> **Stated task**:
Give again, word for word, each line from the top of the listing through the line that holds "prof_pct_ticks = list(range(-10, 41, 10))".

-*-

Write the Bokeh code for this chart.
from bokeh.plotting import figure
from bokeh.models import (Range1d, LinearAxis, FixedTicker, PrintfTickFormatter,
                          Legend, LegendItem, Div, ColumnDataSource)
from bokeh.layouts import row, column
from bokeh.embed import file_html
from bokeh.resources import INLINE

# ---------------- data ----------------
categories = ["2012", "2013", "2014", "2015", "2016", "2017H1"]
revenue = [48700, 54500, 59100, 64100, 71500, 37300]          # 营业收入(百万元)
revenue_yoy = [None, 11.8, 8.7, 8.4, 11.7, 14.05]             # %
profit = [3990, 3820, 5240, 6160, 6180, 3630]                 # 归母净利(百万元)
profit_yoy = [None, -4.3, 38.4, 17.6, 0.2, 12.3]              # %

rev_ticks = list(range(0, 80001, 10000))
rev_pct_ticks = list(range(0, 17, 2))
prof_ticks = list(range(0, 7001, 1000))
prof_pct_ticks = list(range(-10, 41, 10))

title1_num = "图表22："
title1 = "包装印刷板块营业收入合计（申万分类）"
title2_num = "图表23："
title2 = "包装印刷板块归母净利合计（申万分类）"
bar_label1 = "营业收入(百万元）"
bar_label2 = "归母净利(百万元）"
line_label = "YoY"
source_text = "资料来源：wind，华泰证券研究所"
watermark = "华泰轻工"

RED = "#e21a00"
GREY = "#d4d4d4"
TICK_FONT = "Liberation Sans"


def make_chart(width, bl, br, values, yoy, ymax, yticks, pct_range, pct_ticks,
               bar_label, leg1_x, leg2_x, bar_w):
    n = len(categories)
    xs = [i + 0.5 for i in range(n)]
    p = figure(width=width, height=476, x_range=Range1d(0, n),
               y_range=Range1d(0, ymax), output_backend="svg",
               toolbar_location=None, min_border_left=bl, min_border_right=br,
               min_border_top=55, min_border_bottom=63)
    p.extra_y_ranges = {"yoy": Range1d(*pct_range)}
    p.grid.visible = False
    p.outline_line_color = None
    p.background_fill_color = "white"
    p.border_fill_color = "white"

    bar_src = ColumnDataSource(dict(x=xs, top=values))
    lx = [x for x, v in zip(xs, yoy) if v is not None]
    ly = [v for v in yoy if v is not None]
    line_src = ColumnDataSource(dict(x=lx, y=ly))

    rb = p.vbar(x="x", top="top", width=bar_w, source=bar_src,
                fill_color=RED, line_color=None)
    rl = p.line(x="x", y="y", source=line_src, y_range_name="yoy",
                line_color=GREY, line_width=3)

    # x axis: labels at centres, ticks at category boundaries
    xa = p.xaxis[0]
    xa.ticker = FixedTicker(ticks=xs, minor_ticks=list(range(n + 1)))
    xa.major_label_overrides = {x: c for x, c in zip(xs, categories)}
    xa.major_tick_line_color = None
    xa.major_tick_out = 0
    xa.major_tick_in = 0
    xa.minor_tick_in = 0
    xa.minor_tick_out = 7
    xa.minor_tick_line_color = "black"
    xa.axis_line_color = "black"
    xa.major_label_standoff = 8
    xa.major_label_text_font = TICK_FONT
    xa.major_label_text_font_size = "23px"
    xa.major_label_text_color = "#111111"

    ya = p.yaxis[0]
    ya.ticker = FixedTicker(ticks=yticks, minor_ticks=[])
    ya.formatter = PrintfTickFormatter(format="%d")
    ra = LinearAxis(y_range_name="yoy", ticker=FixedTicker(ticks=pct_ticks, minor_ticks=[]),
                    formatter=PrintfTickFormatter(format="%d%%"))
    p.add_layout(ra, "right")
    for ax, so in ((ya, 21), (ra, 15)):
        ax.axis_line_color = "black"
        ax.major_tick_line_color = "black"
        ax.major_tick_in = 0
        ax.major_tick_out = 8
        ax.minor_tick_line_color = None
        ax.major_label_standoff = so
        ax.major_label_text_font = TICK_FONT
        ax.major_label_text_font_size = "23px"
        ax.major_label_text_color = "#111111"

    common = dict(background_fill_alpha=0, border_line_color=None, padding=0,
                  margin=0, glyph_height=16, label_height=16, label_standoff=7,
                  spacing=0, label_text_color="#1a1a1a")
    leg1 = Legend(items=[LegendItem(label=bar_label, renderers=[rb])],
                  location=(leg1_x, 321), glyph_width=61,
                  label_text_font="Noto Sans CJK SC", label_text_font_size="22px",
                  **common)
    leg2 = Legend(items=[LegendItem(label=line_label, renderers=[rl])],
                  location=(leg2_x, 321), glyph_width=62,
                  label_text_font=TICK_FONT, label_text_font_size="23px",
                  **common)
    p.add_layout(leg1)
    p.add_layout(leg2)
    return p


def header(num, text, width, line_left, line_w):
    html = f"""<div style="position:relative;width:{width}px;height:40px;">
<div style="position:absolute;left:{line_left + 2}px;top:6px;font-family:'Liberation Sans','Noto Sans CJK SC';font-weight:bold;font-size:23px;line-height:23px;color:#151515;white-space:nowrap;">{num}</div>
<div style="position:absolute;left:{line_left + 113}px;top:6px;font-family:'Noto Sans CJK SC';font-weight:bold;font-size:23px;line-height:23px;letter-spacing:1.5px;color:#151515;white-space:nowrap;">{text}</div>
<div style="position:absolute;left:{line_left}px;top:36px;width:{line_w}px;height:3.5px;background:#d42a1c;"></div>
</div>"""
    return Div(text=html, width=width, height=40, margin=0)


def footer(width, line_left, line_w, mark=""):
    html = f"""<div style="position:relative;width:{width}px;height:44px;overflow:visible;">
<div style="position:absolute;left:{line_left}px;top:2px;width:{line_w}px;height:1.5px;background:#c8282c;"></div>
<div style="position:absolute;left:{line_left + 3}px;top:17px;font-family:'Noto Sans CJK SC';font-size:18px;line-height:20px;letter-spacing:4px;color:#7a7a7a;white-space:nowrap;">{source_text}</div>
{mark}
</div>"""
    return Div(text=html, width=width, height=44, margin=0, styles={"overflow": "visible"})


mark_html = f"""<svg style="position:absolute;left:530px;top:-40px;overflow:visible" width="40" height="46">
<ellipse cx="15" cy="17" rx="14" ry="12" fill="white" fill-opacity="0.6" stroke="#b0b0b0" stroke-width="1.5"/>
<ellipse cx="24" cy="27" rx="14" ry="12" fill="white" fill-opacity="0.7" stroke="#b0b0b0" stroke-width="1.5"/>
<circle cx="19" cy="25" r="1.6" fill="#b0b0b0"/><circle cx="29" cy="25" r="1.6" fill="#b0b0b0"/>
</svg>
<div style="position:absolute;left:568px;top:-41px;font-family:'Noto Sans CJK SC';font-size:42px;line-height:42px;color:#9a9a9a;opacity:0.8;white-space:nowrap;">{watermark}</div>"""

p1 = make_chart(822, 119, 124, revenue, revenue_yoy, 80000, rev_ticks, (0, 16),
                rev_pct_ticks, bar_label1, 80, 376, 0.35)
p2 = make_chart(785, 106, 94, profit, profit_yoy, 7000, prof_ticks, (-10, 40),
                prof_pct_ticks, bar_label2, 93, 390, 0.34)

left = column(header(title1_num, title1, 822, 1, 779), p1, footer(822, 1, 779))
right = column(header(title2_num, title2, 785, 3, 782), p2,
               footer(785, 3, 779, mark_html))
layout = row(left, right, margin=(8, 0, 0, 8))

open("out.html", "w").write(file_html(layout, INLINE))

-*-

> **Expected answer**:
Write the Bokeh code for this chart.
from bokeh.plotting import figure
from bokeh.models import (Range1d, LinearAxis, FixedTicker, PrintfTickFormatter,
                          Legend, LegendItem, Div, ColumnDataSource)
from bokeh.layouts import row, column
from bokeh.embed import file_html
from bokeh.resources import INLINE

# ---------------- data ----------------
categories = ["2012", "2013", "2014", "2015", "2016", "2017H1"]
revenue = [48700, 54500, 59100, 64100, 71500, 37300]          # 营业收入(百万元)
revenue_yoy = [None, 11.8, 8.7, 8.4, 11.7, 14.05]             # %
profit = [3990, 3820, 5240, 6160, 6180, 3630]                 # 归母净利(百万元)
profit_yoy = [None, -4.3, 38.4, 17.6, 0.2, 12.3]              # %

rev_ticks = list(range(0, 80001, 10000))
rev_pct_ticks = list(range(0, 17, 2))
prof_ticks = list(range(0, 7001, 1000))
prof_pct_ticks = list(range(-10, 41, 10))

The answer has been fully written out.